And, one more thing on the topic of sin…

Well, for now anyway.  Back to the book I’ve been reading, Uncommon Gratitude, by Sr. Joan Chittister and Bishop Rowan Williams. I can’t move on to the chapter on “Saints” before I finish digesting the one on “Sinners”.

I have spent the greater part of my energy over the last two years trying to find some resolution, some combination of what I experience as the call to communicate through musical performance and music education, and the call to discipleship….calls which have often seemed too divergent to manage or even to coexist in one life, at least in this world in which we live.  But I continue to be very unsuccessful at finding a liveable nexis between the two.  I am equally unsuccessful and unable to walk away from one in favor of the other.

Leave it again to Sr. Joan and Bishop Williams to give words to something that has been for me, awash in emotion and feeling and not yet explainable.  Let’s recap:  for these two authors, the best possible definition of sin is a life lived in false awareness, or as they also said, a life lived in awareness or half-awareness that a broken relationship creates in us a broken sense of reality — where we believe that fear, not love, is the rational and natural response to the world around us, to each other, and to God.  The antidote, according to the authors, comes in the moment when, from our place of sin, we are able to glimpse or sense that there is something bigger than our little lives and our tightened perspective — only then do we have a chance at a different kind of life. Only after our world of smallness and suspicion is interrupted by something we cannot ignore. Then we know that our version of reality is not true, there is more, as Sr.

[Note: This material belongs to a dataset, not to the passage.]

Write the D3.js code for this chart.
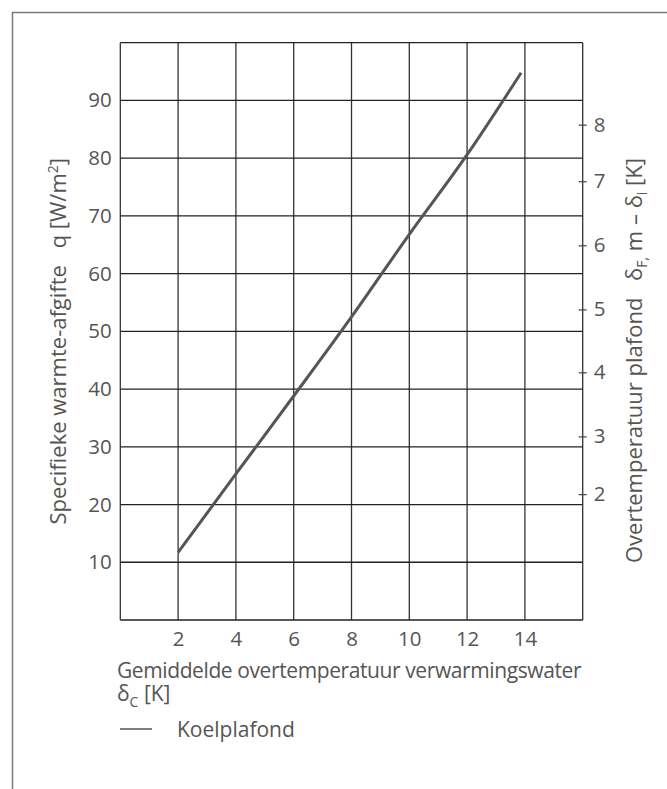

Joan might say, we live in a world “(we) know to be leaky; (that) something unsettling si always finding its way in.”

Enter, the role of art and the artist.  Frankly, the purpose of art is not really to entertain, although it may.  Music, literature, painting, film, dance…whatever the artistic offering gives the observer (and the performer) an alternate way of seeing or hearing … it shakes up our individual world view, if only for a moment.  It may comfort, but it should comfort at a level we do not often experience.  It may cause us to remember something about who we were and think we are no longer; it may open a world we could never imagine.  But if it does not move us from our own, self-constructed and controlled reality (a reality which is always in some aspect a lie, since we cannot perceive all that there is), then as art, it has failed.   Art, to quote our authors, “I know that my frame of reference is put rather harshly in perspective when it’s brought into the light of a greater imagination.”

So, in my sin, I have hope.  And yet another reason to sing an Alleluia.